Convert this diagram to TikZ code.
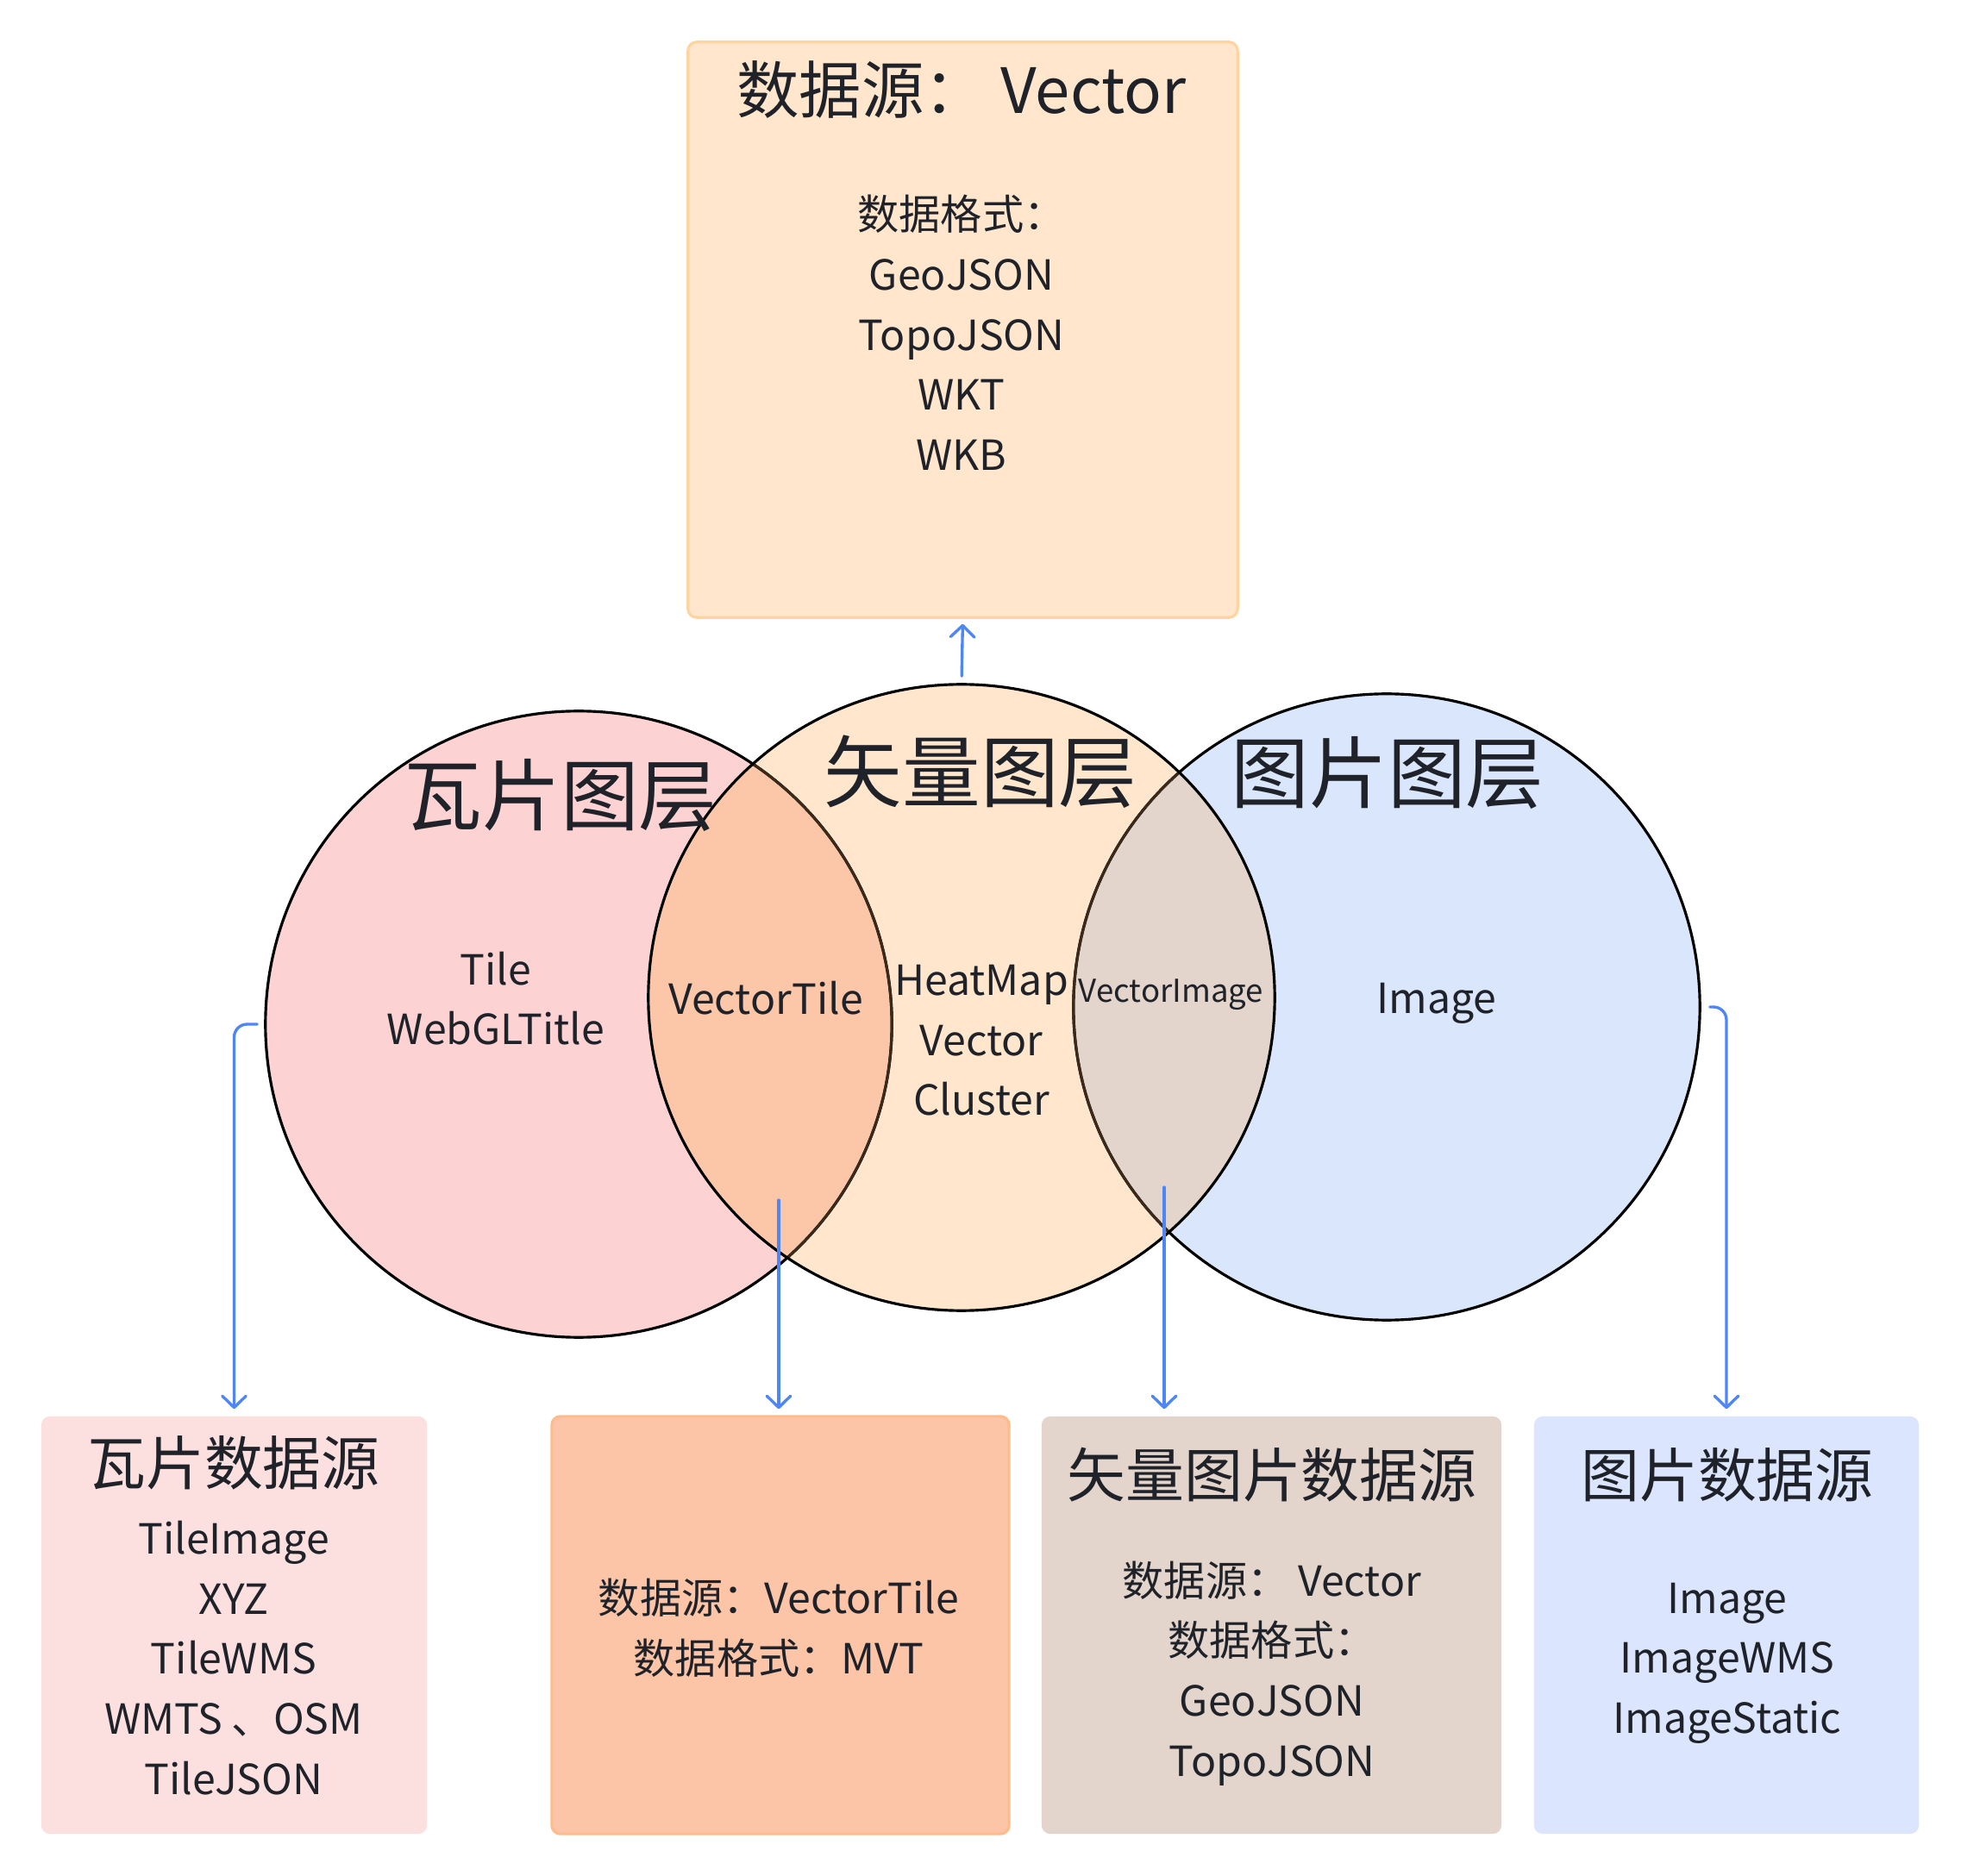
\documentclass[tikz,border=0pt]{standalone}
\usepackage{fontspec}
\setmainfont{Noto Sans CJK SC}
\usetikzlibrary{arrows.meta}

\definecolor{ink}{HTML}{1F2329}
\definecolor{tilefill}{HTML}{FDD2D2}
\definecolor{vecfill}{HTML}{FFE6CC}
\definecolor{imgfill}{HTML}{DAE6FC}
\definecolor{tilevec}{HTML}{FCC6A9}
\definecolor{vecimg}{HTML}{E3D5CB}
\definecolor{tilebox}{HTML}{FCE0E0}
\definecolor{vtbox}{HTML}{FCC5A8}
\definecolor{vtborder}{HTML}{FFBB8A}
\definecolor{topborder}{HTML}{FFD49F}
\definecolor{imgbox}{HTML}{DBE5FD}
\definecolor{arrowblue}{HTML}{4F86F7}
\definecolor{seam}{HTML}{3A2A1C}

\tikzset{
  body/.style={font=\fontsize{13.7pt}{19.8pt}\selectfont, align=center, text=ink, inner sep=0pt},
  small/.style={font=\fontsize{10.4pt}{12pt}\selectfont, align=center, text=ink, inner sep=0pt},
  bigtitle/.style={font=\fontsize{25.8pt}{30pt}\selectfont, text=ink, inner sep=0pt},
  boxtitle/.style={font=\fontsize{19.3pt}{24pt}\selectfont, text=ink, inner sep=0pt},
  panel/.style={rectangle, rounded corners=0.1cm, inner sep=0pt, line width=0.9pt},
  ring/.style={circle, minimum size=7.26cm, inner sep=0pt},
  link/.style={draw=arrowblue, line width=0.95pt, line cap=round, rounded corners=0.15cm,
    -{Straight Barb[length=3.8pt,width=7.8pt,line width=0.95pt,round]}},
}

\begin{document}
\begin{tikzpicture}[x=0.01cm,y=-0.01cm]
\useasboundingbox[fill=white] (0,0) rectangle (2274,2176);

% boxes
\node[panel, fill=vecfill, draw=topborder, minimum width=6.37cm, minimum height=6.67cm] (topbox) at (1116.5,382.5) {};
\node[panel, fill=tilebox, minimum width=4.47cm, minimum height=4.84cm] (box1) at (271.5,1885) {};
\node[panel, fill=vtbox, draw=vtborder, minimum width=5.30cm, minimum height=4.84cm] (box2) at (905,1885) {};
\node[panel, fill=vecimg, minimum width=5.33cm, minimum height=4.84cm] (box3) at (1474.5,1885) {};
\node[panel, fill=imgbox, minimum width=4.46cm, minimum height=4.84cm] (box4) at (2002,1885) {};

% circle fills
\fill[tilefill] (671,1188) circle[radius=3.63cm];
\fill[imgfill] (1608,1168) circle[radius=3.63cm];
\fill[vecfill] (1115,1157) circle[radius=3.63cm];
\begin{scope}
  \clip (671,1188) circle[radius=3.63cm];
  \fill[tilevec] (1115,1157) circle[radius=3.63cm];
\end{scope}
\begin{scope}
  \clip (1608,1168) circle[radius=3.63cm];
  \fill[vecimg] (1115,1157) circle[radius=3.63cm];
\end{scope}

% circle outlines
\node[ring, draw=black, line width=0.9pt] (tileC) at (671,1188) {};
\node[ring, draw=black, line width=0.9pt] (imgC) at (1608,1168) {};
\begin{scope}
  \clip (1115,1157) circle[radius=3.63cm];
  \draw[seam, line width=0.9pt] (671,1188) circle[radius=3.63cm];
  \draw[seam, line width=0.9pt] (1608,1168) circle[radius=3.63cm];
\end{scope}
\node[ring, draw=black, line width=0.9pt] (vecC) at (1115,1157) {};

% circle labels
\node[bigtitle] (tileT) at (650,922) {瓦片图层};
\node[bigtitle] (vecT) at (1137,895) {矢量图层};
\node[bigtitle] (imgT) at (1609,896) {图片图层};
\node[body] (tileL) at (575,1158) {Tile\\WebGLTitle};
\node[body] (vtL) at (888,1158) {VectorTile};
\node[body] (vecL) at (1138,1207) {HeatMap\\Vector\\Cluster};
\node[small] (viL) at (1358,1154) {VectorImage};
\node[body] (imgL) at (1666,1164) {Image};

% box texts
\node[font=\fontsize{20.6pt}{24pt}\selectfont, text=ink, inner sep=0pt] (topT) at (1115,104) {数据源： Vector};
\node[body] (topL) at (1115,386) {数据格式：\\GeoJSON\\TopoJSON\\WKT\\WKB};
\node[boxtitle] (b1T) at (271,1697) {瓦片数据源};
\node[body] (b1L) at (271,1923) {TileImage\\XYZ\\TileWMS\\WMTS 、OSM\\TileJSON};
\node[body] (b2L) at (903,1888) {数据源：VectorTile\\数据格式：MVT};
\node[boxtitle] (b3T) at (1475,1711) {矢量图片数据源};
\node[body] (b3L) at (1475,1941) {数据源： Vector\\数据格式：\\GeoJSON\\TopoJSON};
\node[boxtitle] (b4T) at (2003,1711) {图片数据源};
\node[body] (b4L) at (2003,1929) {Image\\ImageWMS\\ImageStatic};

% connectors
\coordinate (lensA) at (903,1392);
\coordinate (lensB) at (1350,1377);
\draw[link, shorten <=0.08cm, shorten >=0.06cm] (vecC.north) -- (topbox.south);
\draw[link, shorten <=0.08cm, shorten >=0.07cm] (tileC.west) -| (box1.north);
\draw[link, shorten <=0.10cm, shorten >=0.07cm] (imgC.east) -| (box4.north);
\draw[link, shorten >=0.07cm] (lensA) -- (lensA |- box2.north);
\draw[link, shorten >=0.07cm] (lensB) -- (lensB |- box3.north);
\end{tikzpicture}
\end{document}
* * * * * * *
The task ->
Reproduce the full listing faithfully, but do not carry over any pictures.

Answer to the problem ->
Convert this diagram to TikZ code.
\documentclass[tikz,border=0pt]{standalone}
\usepackage{fontspec}
\setmainfont{Noto Sans CJK SC}
\usetikzlibrary{arrows.meta}

\definecolor{ink}{HTML}{1F2329}
\definecolor{tilefill}{HTML}{FDD2D2}
\definecolor{vecfill}{HTML}{FFE6CC}
\definecolor{imgfill}{HTML}{DAE6FC}
\definecolor{tilevec}{HTML}{FCC6A9}
\definecolor{vecimg}{HTML}{E3D5CB}
\definecolor{tilebox}{HTML}{FCE0E0}
\definecolor{vtbox}{HTML}{FCC5A8}
\definecolor{vtborder}{HTML}{FFBB8A}
\definecolor{topborder}{HTML}{FFD49F}
\definecolor{imgbox}{HTML}{DBE5FD}
\definecolor{arrowblue}{HTML}{4F86F7}
\definecolor{seam}{HTML}{3A2A1C}

\tikzset{
  body/.style={font=\fontsize{13.7pt}{19.8pt}\selectfont, align=center, text=ink, inner sep=0pt},
  small/.style={font=\fontsize{10.4pt}{12pt}\selectfont, align=center, text=ink, inner sep=0pt},
  bigtitle/.style={font=\fontsize{25.8pt}{30pt}\selectfont, text=ink, inner sep=0pt},
  boxtitle/.style={font=\fontsize{19.3pt}{24pt}\selectfont, text=ink, inner sep=0pt},
  panel/.style={rectangle, rounded corners=0.1cm, inner sep=0pt, line width=0.9pt},
  ring/.style={circle, minimum size=7.26cm, inner sep=0pt},
  link/.style={draw=arrowblue, line width=0.95pt, line cap=round, rounded corners=0.15cm,
    -{Straight Barb[length=3.8pt,width=7.8pt,line width=0.95pt,round]}},
}

\begin{document}
\begin{tikzpicture}[x=0.01cm,y=-0.01cm]
\useasboundingbox[fill=white] (0,0) rectangle (2274,2176);

% boxes
\node[panel, fill=vecfill, draw=topborder, minimum width=6.37cm, minimum height=6.67cm] (topbox) at (1116.5,382.5) {};
\node[panel, fill=tilebox, minimum width=4.47cm, minimum height=4.84cm] (box1) at (271.5,1885) {};
\node[panel, fill=vtbox, draw=vtborder, minimum width=5.30cm, minimum height=4.84cm] (box2) at (905,1885) {};
\node[panel, fill=vecimg, minimum width=5.33cm, minimum height=4.84cm] (box3) at (1474.5,1885) {};
\node[panel, fill=imgbox, minimum width=4.46cm, minimum height=4.84cm] (box4) at (2002,1885) {};

% circle fills
\fill[tilefill] (671,1188) circle[radius=3.63cm];
\fill[imgfill] (1608,1168) circle[radius=3.63cm];
\fill[vecfill] (1115,1157) circle[radius=3.63cm];
\begin{scope}
  \clip (671,1188) circle[radius=3.63cm];
  \fill[tilevec] (1115,1157) circle[radius=3.63cm];
\end{scope}
\begin{scope}
  \clip (1608,1168) circle[radius=3.63cm];
  \fill[vecimg] (1115,1157) circle[radius=3.63cm];
\end{scope}

% circle outlines
\node[ring, draw=black, line width=0.9pt] (tileC) at (671,1188) {};
\node[ring, draw=black, line width=0.9pt] (imgC) at (1608,1168) {};
\begin{scope}
  \clip (1115,1157) circle[radius=3.63cm];
  \draw[seam, line width=0.9pt] (671,1188) circle[radius=3.63cm];
  \draw[seam, line width=0.9pt] (1608,1168) circle[radius=3.63cm];
\end{scope}
\node[ring, draw=black, line width=0.9pt] (vecC) at (1115,1157) {};

% circle labels
\node[bigtitle] (tileT) at (650,922) {瓦片图层};
\node[bigtitle] (vecT) at (1137,895) {矢量图层};
\node[bigtitle] (imgT) at (1609,896) {图片图层};
\node[body] (tileL) at (575,1158) {Tile\\WebGLTitle};
\node[body] (vtL) at (888,1158) {VectorTile};
\node[body] (vecL) at (1138,1207) {HeatMap\\Vector\\Cluster};
\node[small] (viL) at (1358,1154) {VectorImage};
\node[body] (imgL) at (1666,1164) {Image};

% box texts
\node[font=\fontsize{20.6pt}{24pt}\selectfont, text=ink, inner sep=0pt] (topT) at (1115,104) {数据源： Vector};
\node[body] (topL) at (1115,386) {数据格式：\\GeoJSON\\TopoJSON\\WKT\\WKB};
\node[boxtitle] (b1T) at (271,1697) {瓦片数据源};
\node[body] (b1L) at (271,1923) {TileImage\\XYZ\\TileWMS\\WMTS 、OSM\\TileJSON};
\node[body] (b2L) at (903,1888) {数据源：VectorTile\\数据格式：MVT};
\node[boxtitle] (b3T) at (1475,1711) {矢量图片数据源};
\node[body] (b3L) at (1475,1941) {数据源： Vector\\数据格式：\\GeoJSON\\TopoJSON};
\node[boxtitle] (b4T) at (2003,1711) {图片数据源};
\node[body] (b4L) at (2003,1929) {Image\\ImageWMS\\ImageStatic};

% connectors
\coordinate (lensA) at (903,1392);
\coordinate (lensB) at (1350,1377);
\draw[link, shorten <=0.08cm, shorten >=0.06cm] (vecC.north) -- (topbox.south);
\draw[link, shorten <=0.08cm, shorten >=0.07cm] (tileC.west) -| (box1.north);
\draw[link, shorten <=0.10cm, shorten >=0.07cm] (imgC.east) -| (box4.north);
\draw[link, shorten >=0.07cm] (lensA) -- (lensA |- box2.north);
\draw[link, shorten >=0.07cm] (lensB) -- (lensB |- box3.north);
\end{tikzpicture}
\end{document}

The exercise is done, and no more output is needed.